Et ce n’est pas fini, elle va arriver à convaincre Paul de venir chez elle, ce qui est un exploit. On sait, en effet, que, habituellement, Paul préférait subvenir à ses besoins. Il acceptera de loger par exemple chez Priscille et Aquilas parce qu’il sait qu’il peut payer sa pension par son travail. Mais là, Paul va déroger à la règle qu’il s’est fixé, pouvait-il faire autrement ? Lydie ne lui laisse pas tellement le choix : puisque vous estimez que je crois au Seigneur, venez loger chez moi ! Ce que femme veut, Dieu le veut !

Avec Lydie, comme vous le constatez, ce n’est pas une évangélisation mollassonne que nous découvrons ! Je ne sais pas si Sainte Lydie est patronne de quelque chose, ce qui est sûr, c’est qu’elle n’est pas la patronne de la procrastination ! S’il y en a une qui ne remet pas au lendemain ce qu’elle peut faire le jour-même, c’est bien elle ! Avant sa conversion, elle avait déjà du tempérament, le fait d’être femme et chef d’entreprise, le prouve, on imagine ce qu’elle a pu devenir après sa conversion en étant habitée par l’énergie de l’Esprit-Saint ! Cette femme d’énergie devait plaire à Paul. D’ailleurs Paul retournera la voir.
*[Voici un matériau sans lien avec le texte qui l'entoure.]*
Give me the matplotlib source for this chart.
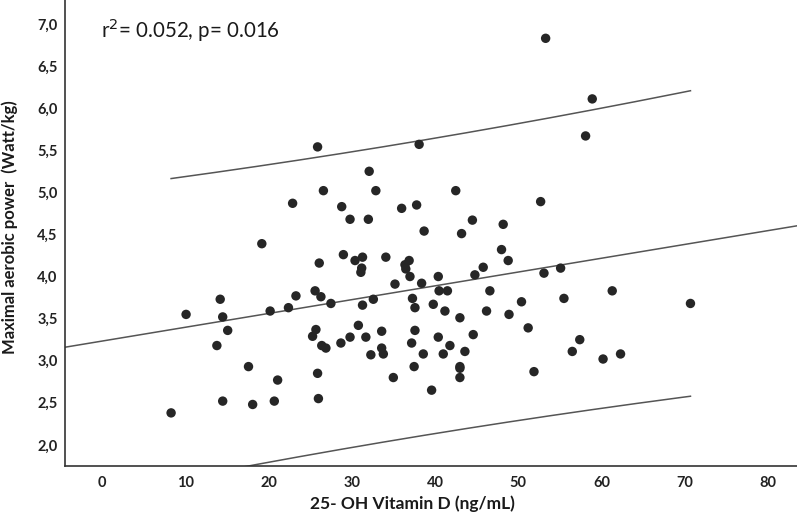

Demain, nous verrons que, une nouvelle fois, son séjour va tourner au vinaigre, il va être emprisonné à Philippe, libéré miraculeusement de manière rocambolesque puis libéré pour de bon par les autorités à qui il tient tête, à la sortie qui va-t-il voir pour raconter tout ça ? Lydie, bien sûr ! Hélas, la lecture s’arrêtera avant de nous montrer Paul se jouant des autorités et retournant chez Lydie.

Dès le début de cette retraite, nous pouvons donc demander l’intercession de Lydie pour qu’elle nous obtienne de devenir, comme elle, disciple-missionnaire. Oui, que par son intercession, nous soyons revêtus de l’Esprit-Saint, cet Esprit sans lequel, comme le dit Jésus dans le texte d’Evangile, nous ne pourrons pas devenir de vrais témoins. Témoin, vous le savez, en grec, ça se dit martyr, le vrai témoin, c’est donc celui qui va jusqu’au bout. Nous n’aurons sans doute pas à donner notre vie dans le martyr du sang, comme tant de chrétiens le font dans le monde, mais nous avons à être des témoins-martyrs, c’est-à-dire des chrétiens qui vont jusqu’au bout. Que par l’intercession de Sainte Lydie, l’Esprit-Saint fasse de nous des témoins désireux d’aller jusqu’au bout fuyant toute attitude qui ressemblerait à de la procrastination.